→ Direction
Reproduce the listing word for word. Skip any image.

----

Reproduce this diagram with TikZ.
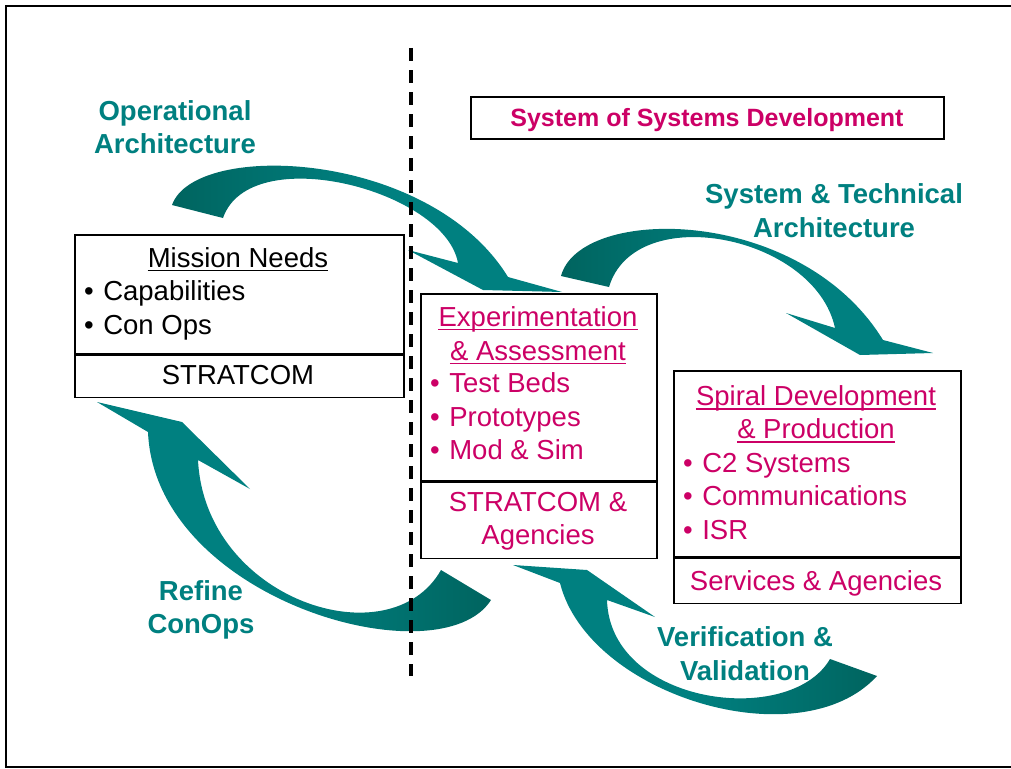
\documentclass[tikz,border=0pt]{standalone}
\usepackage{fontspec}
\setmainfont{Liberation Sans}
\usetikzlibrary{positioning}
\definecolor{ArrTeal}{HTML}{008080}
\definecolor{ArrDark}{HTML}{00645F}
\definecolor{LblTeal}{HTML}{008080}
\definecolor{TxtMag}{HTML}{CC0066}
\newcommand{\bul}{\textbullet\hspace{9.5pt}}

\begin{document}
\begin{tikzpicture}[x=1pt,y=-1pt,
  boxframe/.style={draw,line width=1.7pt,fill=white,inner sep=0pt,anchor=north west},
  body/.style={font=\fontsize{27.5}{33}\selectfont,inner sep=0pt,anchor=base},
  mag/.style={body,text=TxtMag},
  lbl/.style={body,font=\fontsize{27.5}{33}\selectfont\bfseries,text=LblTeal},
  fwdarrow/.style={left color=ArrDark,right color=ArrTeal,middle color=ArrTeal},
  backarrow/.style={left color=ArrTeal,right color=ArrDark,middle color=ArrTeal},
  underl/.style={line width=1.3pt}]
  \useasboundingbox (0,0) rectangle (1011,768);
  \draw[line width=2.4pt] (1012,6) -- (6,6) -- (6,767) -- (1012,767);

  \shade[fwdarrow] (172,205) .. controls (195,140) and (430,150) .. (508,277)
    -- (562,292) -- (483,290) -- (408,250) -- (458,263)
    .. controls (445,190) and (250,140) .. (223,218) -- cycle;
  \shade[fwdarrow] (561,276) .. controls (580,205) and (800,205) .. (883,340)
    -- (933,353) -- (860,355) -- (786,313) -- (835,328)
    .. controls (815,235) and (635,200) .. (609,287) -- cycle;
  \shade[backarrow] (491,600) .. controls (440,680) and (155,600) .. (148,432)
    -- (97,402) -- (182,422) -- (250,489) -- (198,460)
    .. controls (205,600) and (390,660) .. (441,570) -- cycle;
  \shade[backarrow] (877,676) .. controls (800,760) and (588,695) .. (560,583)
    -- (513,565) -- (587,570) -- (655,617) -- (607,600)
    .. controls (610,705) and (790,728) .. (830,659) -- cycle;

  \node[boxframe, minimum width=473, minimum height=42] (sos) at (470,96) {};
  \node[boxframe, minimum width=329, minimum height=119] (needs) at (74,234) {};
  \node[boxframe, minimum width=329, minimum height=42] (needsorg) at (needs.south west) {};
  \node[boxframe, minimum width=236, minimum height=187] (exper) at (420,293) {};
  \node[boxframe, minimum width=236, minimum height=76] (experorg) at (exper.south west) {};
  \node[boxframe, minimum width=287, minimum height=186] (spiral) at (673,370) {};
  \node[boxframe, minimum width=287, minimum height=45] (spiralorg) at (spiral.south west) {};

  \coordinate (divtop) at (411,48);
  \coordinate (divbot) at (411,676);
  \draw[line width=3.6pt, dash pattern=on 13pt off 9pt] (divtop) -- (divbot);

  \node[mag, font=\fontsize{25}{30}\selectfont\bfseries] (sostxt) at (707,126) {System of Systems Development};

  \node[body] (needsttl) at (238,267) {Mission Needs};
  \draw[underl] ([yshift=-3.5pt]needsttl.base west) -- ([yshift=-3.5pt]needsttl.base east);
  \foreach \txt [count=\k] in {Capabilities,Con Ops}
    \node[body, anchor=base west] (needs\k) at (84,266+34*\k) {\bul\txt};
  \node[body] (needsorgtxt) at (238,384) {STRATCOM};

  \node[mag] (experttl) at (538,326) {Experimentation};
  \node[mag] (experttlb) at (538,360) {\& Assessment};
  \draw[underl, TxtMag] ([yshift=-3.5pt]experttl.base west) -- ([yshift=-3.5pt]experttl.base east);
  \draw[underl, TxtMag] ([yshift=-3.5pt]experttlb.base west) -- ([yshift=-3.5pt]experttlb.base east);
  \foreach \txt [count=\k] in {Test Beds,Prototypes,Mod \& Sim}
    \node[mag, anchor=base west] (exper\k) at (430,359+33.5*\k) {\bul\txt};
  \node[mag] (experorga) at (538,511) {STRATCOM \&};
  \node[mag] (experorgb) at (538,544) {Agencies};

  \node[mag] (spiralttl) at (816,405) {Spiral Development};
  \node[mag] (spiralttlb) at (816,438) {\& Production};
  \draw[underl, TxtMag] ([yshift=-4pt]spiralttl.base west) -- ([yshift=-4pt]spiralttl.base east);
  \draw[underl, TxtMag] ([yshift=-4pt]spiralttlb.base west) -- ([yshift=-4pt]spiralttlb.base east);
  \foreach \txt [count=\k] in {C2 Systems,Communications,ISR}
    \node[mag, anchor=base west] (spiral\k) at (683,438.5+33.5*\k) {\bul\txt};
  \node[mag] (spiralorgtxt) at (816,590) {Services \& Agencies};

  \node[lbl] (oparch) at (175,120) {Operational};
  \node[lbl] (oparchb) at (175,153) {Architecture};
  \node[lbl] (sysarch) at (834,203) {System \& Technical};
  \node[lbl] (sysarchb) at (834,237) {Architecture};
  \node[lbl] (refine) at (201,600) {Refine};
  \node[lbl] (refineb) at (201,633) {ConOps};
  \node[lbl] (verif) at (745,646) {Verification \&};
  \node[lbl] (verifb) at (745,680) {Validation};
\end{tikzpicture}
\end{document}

----

→ Written solution
Reproduce this diagram with TikZ.
\documentclass[tikz,border=0pt]{standalone}
\usepackage{fontspec}
\setmainfont{Liberation Sans}
\usetikzlibrary{positioning}
\definecolor{ArrTeal}{HTML}{008080}
\definecolor{ArrDark}{HTML}{00645F}
\definecolor{LblTeal}{HTML}{008080}
\definecolor{TxtMag}{HTML}{CC0066}
\newcommand{\bul}{\textbullet\hspace{9.5pt}}

\begin{document}
\begin{tikzpicture}[x=1pt,y=-1pt,
  boxframe/.style={draw,line width=1.7pt,fill=white,inner sep=0pt,anchor=north west},
  body/.style={font=\fontsize{27.5}{33}\selectfont,inner sep=0pt,anchor=base},
  mag/.style={body,text=TxtMag},
  lbl/.style={body,font=\fontsize{27.5}{33}\selectfont\bfseries,text=LblTeal},
  fwdarrow/.style={left color=ArrDark,right color=ArrTeal,middle color=ArrTeal},
  backarrow/.style={left color=ArrTeal,right color=ArrDark,middle color=ArrTeal},
  underl/.style={line width=1.3pt}]
  \useasboundingbox (0,0) rectangle (1011,768);
  \draw[line width=2.4pt] (1012,6) -- (6,6) -- (6,767) -- (1012,767);

  \shade[fwdarrow] (172,205) .. controls (195,140) and (430,150) .. (508,277)
    -- (562,292) -- (483,290) -- (408,250) -- (458,263)
    .. controls (445,190) and (250,140) .. (223,218) -- cycle;
  \shade[fwdarrow] (561,276) .. controls (580,205) and (800,205) .. (883,340)
    -- (933,353) -- (860,355) -- (786,313) -- (835,328)
    .. controls (815,235) and (635,200) .. (609,287) -- cycle;
  \shade[backarrow] (491,600) .. controls (440,680) and (155,600) .. (148,432)
    -- (97,402) -- (182,422) -- (250,489) -- (198,460)
    .. controls (205,600) and (390,660) .. (441,570) -- cycle;
  \shade[backarrow] (877,676) .. controls (800,760) and (588,695) .. (560,583)
    -- (513,565) -- (587,570) -- (655,617) -- (607,600)
    .. controls (610,705) and (790,728) .. (830,659) -- cycle;

  \node[boxframe, minimum width=473, minimum height=42] (sos) at (470,96) {};
  \node[boxframe, minimum width=329, minimum height=119] (needs) at (74,234) {};
  \node[boxframe, minimum width=329, minimum height=42] (needsorg) at (needs.south west) {};
  \node[boxframe, minimum width=236, minimum height=187] (exper) at (420,293) {};
  \node[boxframe, minimum width=236, minimum height=76] (experorg) at (exper.south west) {};
  \node[boxframe, minimum width=287, minimum height=186] (spiral) at (673,370) {};
  \node[boxframe, minimum width=287, minimum height=45] (spiralorg) at (spiral.south west) {};

  \coordinate (divtop) at (411,48);
  \coordinate (divbot) at (411,676);
  \draw[line width=3.6pt, dash pattern=on 13pt off 9pt] (divtop) -- (divbot);

  \node[mag, font=\fontsize{25}{30}\selectfont\bfseries] (sostxt) at (707,126) {System of Systems Development};

  \node[body] (needsttl) at (238,267) {Mission Needs};
  \draw[underl] ([yshift=-3.5pt]needsttl.base west) -- ([yshift=-3.5pt]needsttl.base east);
  \foreach \txt [count=\k] in {Capabilities,Con Ops}
    \node[body, anchor=base west] (needs\k) at (84,266+34*\k) {\bul\txt};
  \node[body] (needsorgtxt) at (238,384) {STRATCOM};

  \node[mag] (experttl) at (538,326) {Experimentation};
  \node[mag] (experttlb) at (538,360) {\& Assessment};
  \draw[underl, TxtMag] ([yshift=-3.5pt]experttl.base west) -- ([yshift=-3.5pt]experttl.base east);
  \draw[underl, TxtMag] ([yshift=-3.5pt]experttlb.base west) -- ([yshift=-3.5pt]experttlb.base east);
  \foreach \txt [count=\k] in {Test Beds,Prototypes,Mod \& Sim}
    \node[mag, anchor=base west] (exper\k) at (430,359+33.5*\k) {\bul\txt};
  \node[mag] (experorga) at (538,511) {STRATCOM \&};
  \node[mag] (experorgb) at (538,544) {Agencies};

  \node[mag] (spiralttl) at (816,405) {Spiral Development};
  \node[mag] (spiralttlb) at (816,438) {\& Production};
  \draw[underl, TxtMag] ([yshift=-4pt]spiralttl.base west) -- ([yshift=-4pt]spiralttl.base east);
  \draw[underl, TxtMag] ([yshift=-4pt]spiralttlb.base west) -- ([yshift=-4pt]spiralttlb.base east);
  \foreach \txt [count=\k] in {C2 Systems,Communications,ISR}
    \node[mag, anchor=base west] (spiral\k) at (683,438.5+33.5*\k) {\bul\txt};
  \node[mag] (spiralorgtxt) at (816,590) {Services \& Agencies};

  \node[lbl] (oparch) at (175,120) {Operational};
  \node[lbl] (oparchb) at (175,153) {Architecture};
  \node[lbl] (sysarch) at (834,203) {System \& Technical};
  \node[lbl] (sysarchb) at (834,237) {Architecture};
  \node[lbl] (refine) at (201,600) {Refine};
  \node[lbl] (refineb) at (201,633) {ConOps};
  \node[lbl] (verif) at (745,646) {Verification \&};
  \node[lbl] (verifb) at (745,680) {Validation};
\end{tikzpicture}
\end{document}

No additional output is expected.